At A Glance
- According to Meralco, the main trigger to this month's upward adjustment in rates was "the P0.3976 per kWh increase in the transmission charge for residential customers due to higher ancillary service charges, which more than tripled this month and now account for around 52% of total transmission costs."
The pass-on tariff of power utility giant Manila Electric Company (Meralco) will climb by a marginal P0.0229 per kWh in the March billing cycle, and that has been precipitated mainly by the ancillary services (AS) charges of the power system operator.
The slight hike in charges will drive up overall residential rates to P11.9397 per kWh this month from P11.9168 per kWh in February bills – and that will redound to aggregate increase of P5.00 for households in the 200-kilowatt hour (kWh) consumption base.
According to Meralco, the main trigger to this month’s upward adjustment in rates was “the P0.3976 per kWh increase in the transmission charge for residential customers due to higher ancillary service charges, which more than tripled this month and now account for around 52% of total transmission costs.”
AS charges reflect the costs of reserves being purchased by the National Grid Corporation of the Philippines (NGCP), so it could have sufficient power supply to back up the operations of the country’s power grid.
The utility firm emphasized that the escalation in AS charges had been offset by the P0.3518 per kWh downtrend in the generation charge; or the line item in the bills being passed on to the power suppliers.
Meralco Vice President and Head of Corporate Communications Joe Zaldarriaga explained that the earlier-projected rate cut had been reversed due to the “steep upward adjustment in the transmission charge,” and that in turn “effectively wiped out the reduction in generation charges causing a slight uptick in overall rates.”
As electricity supply tracks wobbly state within the stretch of the summer months, the company executive similarly reminded their 7.8 million customers “to continue practicing energy efficiency for better management of consumption, “ adding that usage would typically shoot up with scorching weather conditions.
The power firm further noted that procurement costs from the power supply agreements (PSAs) decelerated by P0.3045 per kWh “mainly due to lower energy payments for the South Premier Power Corp. (SPPC) emergency PSAs and the resumption of operations of the San Buenaventura Power Ltd. Co. (SBPL) power plant after undergoing scheduled maintenance.”
In addition, the billed charges of the utility firm’s independent power producers (IPPs) had gone down by P0.1443 per kWh, after integrating reduced gas costs for capacities delivered from the Sta. Rita gas plant of First Gen Corporation.
As specified by Meralco, that decline in gas charges had been mainly attributed to the new gas sale and purchase agreement (GSPA) inked by the Lopez firm for indigenous gas being lifted from the Malampaya field. The GSPA is currently under review by the Energy Regulatory Commission.
The lower costs linked to the gas fed on First Gen’s Santa Rita plant had been placed at P0.0447 per kWh in January; then P0.0866 per kWh in the February supply month.
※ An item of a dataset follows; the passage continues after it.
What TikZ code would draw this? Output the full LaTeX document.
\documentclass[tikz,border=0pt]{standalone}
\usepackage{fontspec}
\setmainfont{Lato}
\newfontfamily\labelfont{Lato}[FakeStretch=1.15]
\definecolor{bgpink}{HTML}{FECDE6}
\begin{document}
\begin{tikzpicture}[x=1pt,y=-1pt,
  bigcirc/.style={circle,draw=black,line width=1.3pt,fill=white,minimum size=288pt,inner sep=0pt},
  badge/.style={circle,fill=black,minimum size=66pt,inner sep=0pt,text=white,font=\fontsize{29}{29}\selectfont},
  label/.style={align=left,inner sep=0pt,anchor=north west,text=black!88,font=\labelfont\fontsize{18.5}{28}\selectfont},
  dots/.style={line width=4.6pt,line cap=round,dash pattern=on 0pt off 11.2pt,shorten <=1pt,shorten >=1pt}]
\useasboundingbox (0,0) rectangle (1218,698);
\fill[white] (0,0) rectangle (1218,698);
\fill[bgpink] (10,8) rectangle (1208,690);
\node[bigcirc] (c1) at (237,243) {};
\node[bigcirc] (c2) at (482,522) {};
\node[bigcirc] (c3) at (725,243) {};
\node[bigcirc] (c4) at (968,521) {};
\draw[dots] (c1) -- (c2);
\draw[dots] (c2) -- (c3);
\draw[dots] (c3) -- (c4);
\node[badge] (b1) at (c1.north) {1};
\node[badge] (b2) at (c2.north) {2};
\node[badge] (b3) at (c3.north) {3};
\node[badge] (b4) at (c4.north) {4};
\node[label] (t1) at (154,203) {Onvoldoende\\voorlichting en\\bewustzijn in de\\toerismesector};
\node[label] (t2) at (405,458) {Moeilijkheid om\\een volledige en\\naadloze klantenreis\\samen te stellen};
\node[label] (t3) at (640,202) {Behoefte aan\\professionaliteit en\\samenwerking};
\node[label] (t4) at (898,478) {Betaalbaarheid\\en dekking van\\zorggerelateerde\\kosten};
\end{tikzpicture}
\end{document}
Further, the charges invoiced by the operator of the Wholesale Electricity Spot Market (WESM) tapered off by P0.1131 per kWh – and that had been primarily traced to the improvement in supply situation last month as reflected in the lower capacity outages of the power plants.
On the firm’s supply sourcing last month, capacity-deliveries from its PSAs accounted for 51%; while procurements from IPPs had been relatively tamed at 27%; and spot market exposure had 22% share in the pie.